The war in eastern Bosnia was brutal. In 1992‐93, more than 1,000 Serbs from the villages around Srebrenica were killed by Bosnian Muslim fighters. These events were the subject of an award‐winning film, The Unforgiving, by Clive Gordon. They have been well‐documented and the graves are there for all to see in Bratunac. So there is good reason to think that local Serbs may have sought vengeance after the fall of Srebrenica. But this is still surmise and conjecture. As long as there is no hard evidence, there must be doubt about whether or not Bosnian Muslim soldiers were massacred.
Yet on 7 February 1996, a senior ICRC official, Jean de Courten, stated that, after five months of silence from the Bosnian Serb authorities in face of repeated requests for information, he believed the 3,000 had been killed. Coming from the one international organisation which has remained neutral throughout the war in Bosnia, this statement carries more weight than the media’s loose talk. What made the ICRC take the unprecedented step of accusing one side of conducting a massacre?

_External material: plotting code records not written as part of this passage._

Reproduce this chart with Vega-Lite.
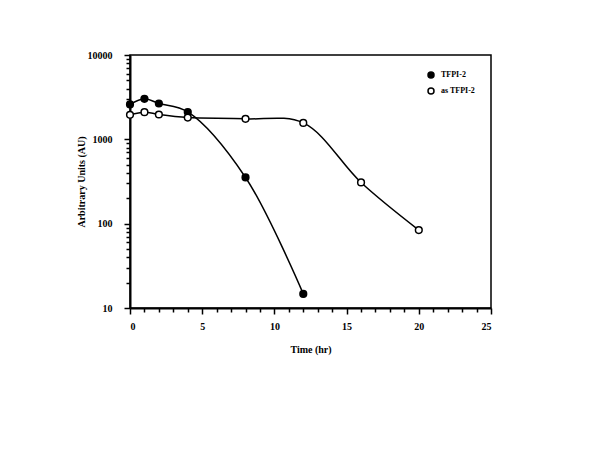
{
  "$schema": "https://vega.github.io/schema/vega-lite/v6.json",
  "width": 361,
  "height": 253,
  "autosize": {"type": "none"},
  "padding": {"left": 130, "top": 55, "right": 109, "bottom": 142},
  "background": "white",
  "config": {
    "view": {"stroke": "black", "strokeWidth": 1.5},
    "font": "Liberation Serif",
    "axis": {"grid": false, "domainColor": "black", "domainWidth": 2, "tickColor": "black", "tickWidth": 1.5, "labelColor": "black", "titleColor": "black", "labelFont": "Liberation Serif", "titleFont": "Liberation Serif", "labelFontWeight": "bold", "titleFontWeight": "bold", "labelFontSize": 10, "titleFontSize": 10}
  },
  "data": {
    "values": [
      {"time": 0, "value": 2590, "series": "TFPI-2"},
      {"time": 1, "value": 3020, "series": "TFPI-2"},
      {"time": 2, "value": 2660, "series": "TFPI-2"},
      {"time": 4, "value": 2110, "series": "TFPI-2"},
      {"time": 8, "value": 353, "series": "TFPI-2"},
      {"time": 12, "value": 14.7, "series": "TFPI-2"},
      {"time": 0, "value": 1950, "series": "as TFPI-2"},
      {"time": 1, "value": 2100, "series": "as TFPI-2"},
      {"time": 2, "value": 1970, "series": "as TFPI-2"},
      {"time": 4, "value": 1810, "series": "as TFPI-2"},
      {"time": 8, "value": 1750, "series": "as TFPI-2"},
      {"time": 12, "value": 1565, "series": "as TFPI-2"},
      {"time": 16, "value": 308, "series": "as TFPI-2"},
      {"time": 20, "value": 84, "series": "as TFPI-2"}
    ]
  },
  "resolve": {"axis": {"x": "independent", "y": "independent"}},
  "layer": [
    {
      "mark": {"type": "line", "interpolate": "catmull-rom", "color": "black", "strokeWidth": 1.5},
      "encoding": {
        "x": {"field": "time", "type": "quantitative", "scale": {"domain": [0, 25], "nice": false, "zero": false},
          "axis": {"orient": "bottom", "title": "Time (hr)", "values": [0, 5, 10, 15, 20, 25], "tickSize": 6, "labelPadding": 7, "titlePadding": 13}},
        "y": {"field": "value", "type": "quantitative", "scale": {"type": "log", "domain": [10, 10000], "nice": false},
          "axis": {"orient": "left", "title": "Arbitrary Units (AU)", "values": [10, 100, 1000, 10000], "format": "d", "tickSize": 6, "labelPadding": 12, "titlePadding": 1}},
        "detail": {"field": "series"}
      }
    },
    {
      "mark": {"type": "point", "opacity": 0},
      "encoding": {
        "x": {"field": "time", "type": "quantitative",
          "axis": {"orient": "bottom", "title": null, "labels": false, "domain": false, "tickSize": 4, "values": [1,2,3,4,6,7,8,9,11,12,13,14,16,17,18,19,21,22,23,24]}},
        "y": {"field": "value", "type": "quantitative",
          "axis": {"orient": "left", "title": null, "labels": false, "domain": false, "tickSize": 4, "values": [20,30,40,50,60,70,80,90,200,300,400,500,600,700,800,900,2000,3000,4000,5000,6000,7000,8000,9000]}}
      }
    },
    {
      "mark": {"type": "point", "shape": "circle", "filled": true, "size": 45, "stroke": "black", "strokeWidth": 1.5, "opacity": 1},
      "encoding": {
        "x": {"field": "time", "type": "quantitative", "axis": null},
        "y": {"field": "value", "type": "quantitative", "axis": null},
        "fill": {"field": "series", "type": "nominal",
          "scale": {"domain": ["TFPI-2", "as TFPI-2"], "range": ["black", "white"]},
          "legend": {"orient": "none", "legendX": 297, "legendY": 16, "title": null, "padding": 0, "symbolType": "circle", "symbolSize": 36, "symbolStrokeColor": "black", "symbolStrokeWidth": 1.5, "labelFont": "Liberation Serif", "labelFontWeight": "bold", "labelFontSize": 8, "labelColor": "black", "rowPadding": 4, "labelOffset": 6}}
      }
    }
  ]
}
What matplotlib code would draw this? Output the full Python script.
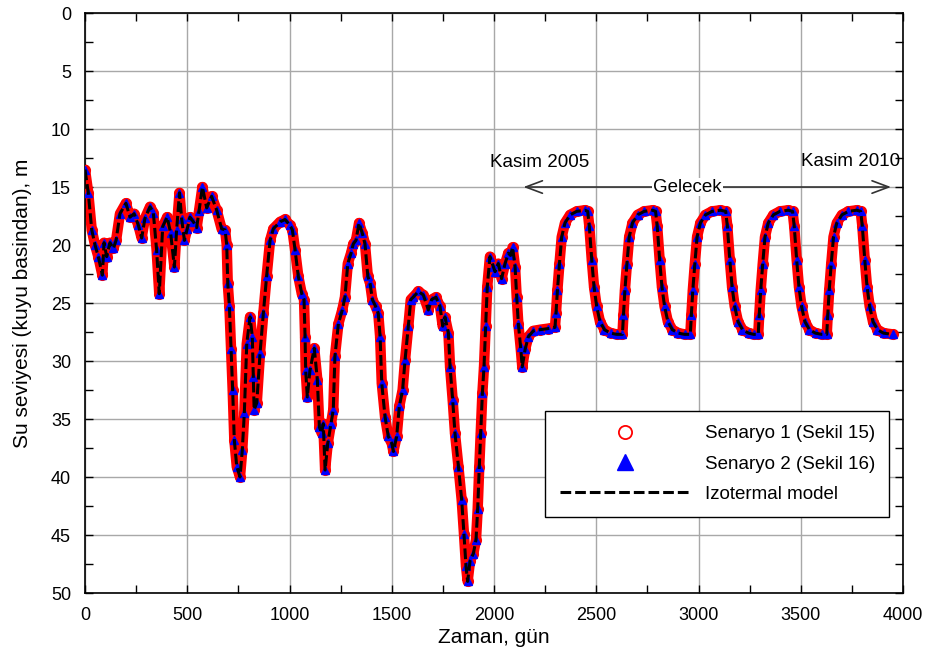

Was it because the ICRC had obtained conclusive evidence of a massacre? Or was it because the ICRC had its arm twisted at a time when the USA is turning the hunt for war criminals into a crusade? A climate of hysteria has been created around the mass grave stories that recently resulted in the ICRC offices in Tuzla being wrecked by refugees from Srebrenica. This climate has been created by the USA with the help of the media. Allegations of mass killings in Srebrenica are big news because the USA has an axe to grind on the subject of war crimes.
Since the start of the year Washington has been making all the running on the war crimes issue‐‐sending troops to escort war crimes investigators, pushing Nato forces to play a role hunting down alleged war criminals. And it has piled pressure on Serbia to cooperate with the war crimes tribunal or face perpetual ostracism. The US secretary of state, Warren Christopher, told Serbian president Slobodan Milosevic in February that Belgrade would get no ambassador, no financial aid, no recognition and no permanent lifting of sanctions unless it handed over suspected war criminals. This is not a noble crusade by Washington, but a self‐serving attempt to occupy the moral high ground in international affairs. Before they take it at face value, journalists would do well to consider the implications.
They might learn the lessons of Pakracka Poliana, an alleged mass grave in Western Slavonia which was said to contain the bodies of 1,700 Serbs. The figure of 1,700 came from a UN officer who guessed that there were 17 graves in the area, each with approximately 100 people. He did not see the graves, but observed evidence of digging. The official investigation found 19 bodies in nine small graves. The ‘mass graves’ were just military trenches. The report by the UN war crimes tribunal Commission of Experts concluded that on‐site investigations are absolutely necessary to confirm the validity of allegations. ‘Some groups have expressed their displeasure at the investigation establishing that people in those numbers are not buried there. Presumably for propaganda purposes 1,700 is a more useful number than 19.’
Why have war crimes investigators not shown the same circumspection before jumping to conclusions about ‘mass graves’ in eastern Bosnia? Surely not because the bodies in question are said to be those of Muslims rather than Serbs; or because the USA finds 8,000 ‘~ a more useful number for propaganda purposes than 800.